KARYNA FONT-BERNARD
Escogemos dentro de los 365 días del año uno en particular para consagrarlo a las madres y expresarles gratitud por su labor inigualable y la admiración que merecen.
¿Cómo no amar a aquel ser que nos llevó durante nueve largos meses en su vientre y compartió con nosotros una buena parte de su energía y vida?
Celebramos con obsequios y con tarjetas emotivas, diseñadas con mensajes mercadológicamente estratégicos para ese día único en el año- que exaltan una labor diaria y sin opciones posibles para abdicarla.
Ahora, los 364 días restantes ¿sabemos qué desea una madre?. Sabemos que desea entrañablemente la felicidad de su hijo y ver cada mañana su sonrisa franca y sincera. Ese es un buen regalo y sin costo elevado.
Una madre quiere sembrar la semilla de la honestidad y dignidad en sus descendientes y luego verla germinar; desea sentir el respeto de sus hijos pero, más que nada, su comprensión, porque después de todo ser madre es una faena que no acaba hasta que su propia vida acaba y hay quienes dicen, que aún así una madre nunca deja de existir.
Una madre quiere entendimiento frente a sus sentimientos, en ocasiones de soledad, de tristeza y hasta de desamparo, porque a veces este mundo exige demasiado y pone a prueba las fuerzas y las enterezas de cualquier mortal.
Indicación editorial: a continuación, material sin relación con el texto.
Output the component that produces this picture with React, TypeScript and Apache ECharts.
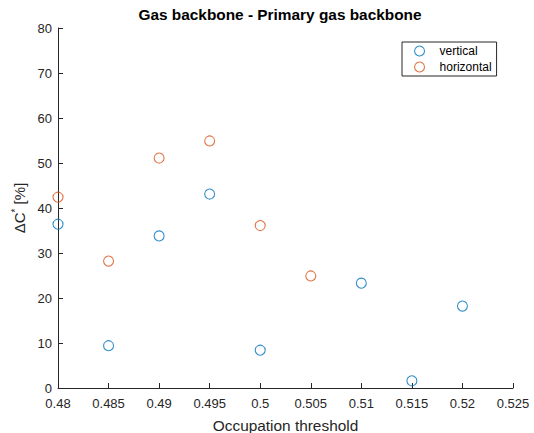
import React, { useEffect, useRef } from "react";
import * as echarts from "echarts";

const verticalX = [0.48, 0.485, 0.49, 0.495, 0.5, 0.51, 0.515, 0.52];
const verticalY = [36.4, 9.4, 33.8, 43.1, 8.4, 23.3, 1.6, 18.2];
const horizontalX = [0.48, 0.485, 0.49, 0.495, 0.5, 0.505];
const horizontalY = [42.4, 28.2, 51.1, 54.9, 36.1, 24.9];

const BLUE = "#0072BD";
const ORANGE = "#D95319";
const AX = "#262626";
const FONT = "Arial, Liberation Sans, Helvetica, sans-serif";

export default function App() {
  const ref = useRef<HTMLDivElement>(null);
  useEffect(() => {
    const chart = echarts.init(ref.current!, null, { renderer: "svg" });
    const mk = (xs: number[], ys: number[]) => xs.map((x, i) => [x, ys[i]]);
    chart.setOption({
      animation: false,
      backgroundColor: "#ffffff",
      title: {
        text: "Gas backbone - Primary gas backbone",
        left: 275,
        textAlign: "center",
        top: 2,
        textStyle: { fontFamily: FONT, fontSize: 15.4, fontWeight: "bold", color: "#000" },
      },
      legend: {
        orient: "vertical",
        left: 402,
        top: 42,
        padding: [3, 5, 3, 12],
        itemGap: 4,
        itemWidth: 14,
        itemHeight: 10,
        borderColor: AX,
        borderWidth: 1,
        borderRadius: 0,
        backgroundColor: "#fff",
        icon: "circle",
        textStyle: { fontFamily: FONT, fontSize: 12, color: "#000", padding: [0, 0, 0, 8] },
        data: [
          { name: "vertical", itemStyle: { color: "transparent", borderColor: BLUE, borderWidth: 1.1 } },
          { name: "horizontal", itemStyle: { color: "transparent", borderColor: ORANGE, borderWidth: 1.1 } },
        ],
      },
      grid: { left: 58, right: 21, top: 28, bottom: 45, containLabel: false, outerBoundsMode: "none" },
      xAxis: {
        type: "value",
        min: 0.48,
        max: 0.525,
        interval: 0.005,
        name: "Occupation threshold",
        nameLocation: "middle",
        nameGap: 30,
        nameTextStyle: { fontFamily: FONT, fontSize: 15.4, color: AX },
        axisLine: { lineStyle: { color: AX, width: 1 } },
        axisTick: { inside: true, length: 5, lineStyle: { color: AX } },
        axisLabel: {
          fontFamily: FONT,
          fontSize: 13,
          color: AX,
          margin: 9,
          formatter: (v: number) => String(parseFloat(v.toFixed(3))),
        },
        splitLine: { show: false },
      },
      yAxis: {
        type: "value",
        min: 0,
        max: 80,
        interval: 10,
        name: "ΔC{sup|*} [%]",
        nameLocation: "middle",
        nameGap: 18,
        nameTextStyle: {
          fontFamily: FONT,
          fontSize: 15,
          color: AX,
          rich: { sup: { fontSize: 10, verticalAlign: "top", padding: [0, 0, 8, 0], fontFamily: FONT, color: AX } },
        },
        axisLine: { show: true, lineStyle: { color: AX, width: 1 } },
        axisTick: { show: true, inside: true, length: 5, lineStyle: { color: AX } },
        axisLabel: { fontFamily: FONT, fontSize: 13, color: AX, margin: 6 },
        splitLine: { show: false },
      },
      series: [
        {
          name: "vertical",
          type: "scatter",
          symbol: "circle",
          symbolSize: 10,
          itemStyle: { color: "transparent", borderColor: BLUE, borderWidth: 1.1 },
          data: mk(verticalX, verticalY),
        },
        {
          name: "horizontal",
          type: "scatter",
          symbol: "circle",
          symbolSize: 10,
          itemStyle: { color: "transparent", borderColor: ORANGE, borderWidth: 1.1 },
          data: mk(horizontalX, horizontalY),
        },
      ],
    });
    return () => chart.dispose();
  }, []);
  return <div ref={ref} style={{ width: 534, height: 433, position: "absolute", left: 0, top: 0 }} />;
}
Una madre desea celebrar su día en el año, pero desea además celebrar cada día de su vida, no con presentes y fiestas, sino en armonía y paz.
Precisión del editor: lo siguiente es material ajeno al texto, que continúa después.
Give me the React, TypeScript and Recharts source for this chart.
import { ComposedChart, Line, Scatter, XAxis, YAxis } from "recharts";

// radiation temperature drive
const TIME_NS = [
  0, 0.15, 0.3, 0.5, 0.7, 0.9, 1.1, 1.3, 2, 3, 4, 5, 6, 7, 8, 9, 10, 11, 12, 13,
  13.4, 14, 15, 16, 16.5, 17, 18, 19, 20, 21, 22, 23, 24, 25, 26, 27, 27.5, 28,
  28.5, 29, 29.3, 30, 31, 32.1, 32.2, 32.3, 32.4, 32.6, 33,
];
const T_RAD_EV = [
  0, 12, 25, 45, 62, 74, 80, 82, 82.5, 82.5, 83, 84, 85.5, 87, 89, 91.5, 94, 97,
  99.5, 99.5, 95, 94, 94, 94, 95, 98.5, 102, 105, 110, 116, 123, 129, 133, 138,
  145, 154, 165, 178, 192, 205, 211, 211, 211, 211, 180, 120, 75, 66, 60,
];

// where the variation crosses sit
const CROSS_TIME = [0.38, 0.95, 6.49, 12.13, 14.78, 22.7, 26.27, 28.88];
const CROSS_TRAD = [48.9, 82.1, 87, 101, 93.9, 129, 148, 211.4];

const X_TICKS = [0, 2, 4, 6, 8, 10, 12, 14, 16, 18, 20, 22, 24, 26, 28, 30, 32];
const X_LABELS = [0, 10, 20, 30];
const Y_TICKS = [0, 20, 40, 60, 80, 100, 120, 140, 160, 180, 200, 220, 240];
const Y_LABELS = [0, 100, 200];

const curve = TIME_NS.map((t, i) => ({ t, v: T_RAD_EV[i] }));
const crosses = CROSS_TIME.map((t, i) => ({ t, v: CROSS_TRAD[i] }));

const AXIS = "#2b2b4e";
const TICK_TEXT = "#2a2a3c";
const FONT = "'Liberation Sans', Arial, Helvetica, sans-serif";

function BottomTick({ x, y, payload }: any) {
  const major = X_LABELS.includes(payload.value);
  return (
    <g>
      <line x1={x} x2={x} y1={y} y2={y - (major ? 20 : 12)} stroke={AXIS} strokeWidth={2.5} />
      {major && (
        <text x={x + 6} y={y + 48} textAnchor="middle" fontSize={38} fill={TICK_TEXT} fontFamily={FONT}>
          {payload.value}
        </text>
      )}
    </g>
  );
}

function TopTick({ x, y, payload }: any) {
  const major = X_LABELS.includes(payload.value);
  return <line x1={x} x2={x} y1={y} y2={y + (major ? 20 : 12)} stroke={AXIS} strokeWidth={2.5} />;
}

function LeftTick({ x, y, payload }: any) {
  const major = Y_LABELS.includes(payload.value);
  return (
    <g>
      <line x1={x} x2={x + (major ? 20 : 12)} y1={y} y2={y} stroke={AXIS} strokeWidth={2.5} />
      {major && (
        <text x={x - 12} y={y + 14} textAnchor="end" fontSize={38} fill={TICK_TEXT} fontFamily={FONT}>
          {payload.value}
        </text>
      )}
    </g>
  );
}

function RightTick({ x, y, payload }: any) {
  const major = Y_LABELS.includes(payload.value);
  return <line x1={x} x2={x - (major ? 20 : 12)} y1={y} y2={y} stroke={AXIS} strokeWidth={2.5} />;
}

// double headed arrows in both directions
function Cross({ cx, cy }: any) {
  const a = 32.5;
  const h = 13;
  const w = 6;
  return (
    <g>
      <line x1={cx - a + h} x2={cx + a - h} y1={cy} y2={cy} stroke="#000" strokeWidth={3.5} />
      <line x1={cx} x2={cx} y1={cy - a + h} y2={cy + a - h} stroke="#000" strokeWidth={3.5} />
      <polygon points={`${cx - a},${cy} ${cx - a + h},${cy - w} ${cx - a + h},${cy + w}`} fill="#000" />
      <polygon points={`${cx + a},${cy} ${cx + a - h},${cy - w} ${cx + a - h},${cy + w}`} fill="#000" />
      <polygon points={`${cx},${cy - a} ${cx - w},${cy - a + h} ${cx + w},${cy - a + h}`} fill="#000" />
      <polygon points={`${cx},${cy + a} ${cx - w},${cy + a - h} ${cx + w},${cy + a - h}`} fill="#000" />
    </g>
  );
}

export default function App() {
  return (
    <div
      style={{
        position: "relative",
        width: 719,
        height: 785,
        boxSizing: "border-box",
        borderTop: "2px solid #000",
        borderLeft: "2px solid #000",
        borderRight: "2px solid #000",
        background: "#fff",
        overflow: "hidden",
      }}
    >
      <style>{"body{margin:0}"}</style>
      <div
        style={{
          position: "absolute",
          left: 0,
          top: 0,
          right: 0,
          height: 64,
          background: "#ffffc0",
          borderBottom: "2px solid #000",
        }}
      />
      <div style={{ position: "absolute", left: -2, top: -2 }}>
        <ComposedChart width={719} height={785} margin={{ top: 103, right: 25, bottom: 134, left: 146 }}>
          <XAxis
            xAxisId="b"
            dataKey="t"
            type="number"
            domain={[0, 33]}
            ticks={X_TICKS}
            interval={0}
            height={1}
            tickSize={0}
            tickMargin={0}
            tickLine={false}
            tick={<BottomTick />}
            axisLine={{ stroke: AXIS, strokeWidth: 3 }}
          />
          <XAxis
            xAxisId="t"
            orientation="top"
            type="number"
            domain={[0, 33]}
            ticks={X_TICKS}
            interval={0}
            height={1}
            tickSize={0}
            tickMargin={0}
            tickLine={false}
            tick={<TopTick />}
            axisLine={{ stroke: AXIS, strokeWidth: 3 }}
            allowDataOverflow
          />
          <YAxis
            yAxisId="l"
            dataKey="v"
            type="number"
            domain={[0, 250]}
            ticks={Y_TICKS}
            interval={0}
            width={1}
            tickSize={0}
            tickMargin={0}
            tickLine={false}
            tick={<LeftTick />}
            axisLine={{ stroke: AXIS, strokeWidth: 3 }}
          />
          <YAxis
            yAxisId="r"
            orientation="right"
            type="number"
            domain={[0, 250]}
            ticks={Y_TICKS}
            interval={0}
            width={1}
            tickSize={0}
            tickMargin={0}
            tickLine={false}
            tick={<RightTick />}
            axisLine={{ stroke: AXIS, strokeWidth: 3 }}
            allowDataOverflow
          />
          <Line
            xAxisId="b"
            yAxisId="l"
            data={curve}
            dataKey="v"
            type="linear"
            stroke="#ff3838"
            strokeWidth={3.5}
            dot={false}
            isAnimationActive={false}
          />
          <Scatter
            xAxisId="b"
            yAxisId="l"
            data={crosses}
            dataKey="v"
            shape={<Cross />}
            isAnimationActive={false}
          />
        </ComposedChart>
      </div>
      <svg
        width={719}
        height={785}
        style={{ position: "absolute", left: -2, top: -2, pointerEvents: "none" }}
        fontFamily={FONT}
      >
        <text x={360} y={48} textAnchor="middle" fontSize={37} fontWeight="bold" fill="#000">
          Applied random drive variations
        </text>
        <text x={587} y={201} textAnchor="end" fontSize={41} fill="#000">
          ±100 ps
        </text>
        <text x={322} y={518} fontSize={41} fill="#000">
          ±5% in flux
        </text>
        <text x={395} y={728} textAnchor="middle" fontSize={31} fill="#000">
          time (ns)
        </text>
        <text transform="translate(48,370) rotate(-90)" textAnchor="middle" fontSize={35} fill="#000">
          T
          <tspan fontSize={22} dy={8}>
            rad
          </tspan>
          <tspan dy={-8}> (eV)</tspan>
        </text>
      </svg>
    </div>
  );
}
Una madre desea inclusive un momento de silencio para conciliar sus sueños y esperanzas, sabiendo que algunos de ellos no se llegarán a realizar, precisamente por su labor a tiempo completo de ser «mamá».
El día de las madres es cada día, algunos lo comprendemos así, cuando de repente tenemos la nuestra enfrente y nos damos cuenta que poseemos un invaluable tesoro tan sólo con mirarla, con poder abrazarla, por tenerla aquí y ahora en el mismo plano de existencia.
Una madre quiere que sus hijos crezcan por el camino recto, que sepan doblarse y flexibilizarse como el trigo ante los vientos de las dificultades que de vez en cuando azotan, en vez de romperse tercamente como el roble. Y luego, con el paso del tiempo y del destino, una madre quiere que los hijos de sus hijos, sigan el mejor modelo de vida, y así sea imperecedero a través de las generaciones.
Una madre quiere ser feliz, y aprende después de ser madre precisamente, que su felicidad depende en gran medida, de los sonidos balsámicos de la sonrisa de los hijos y de su entusiasmo contagioso frente a los retos diarios que se vislumbran en el horizonte; pero más que nada, la felicidad de una madre depende de la satisfacción reconfortante de presenciar el epílogo de la infancia de sus retoños, para dar paso a la adolescencia y la adultez y comprobar que se ha cumplido la misión, de traer al mundo seres lo suficientemente sensibles como para saber defenderse adecuadamente de los embates del camino, lo suficientemente sensatos como para tomar decisiones correctas.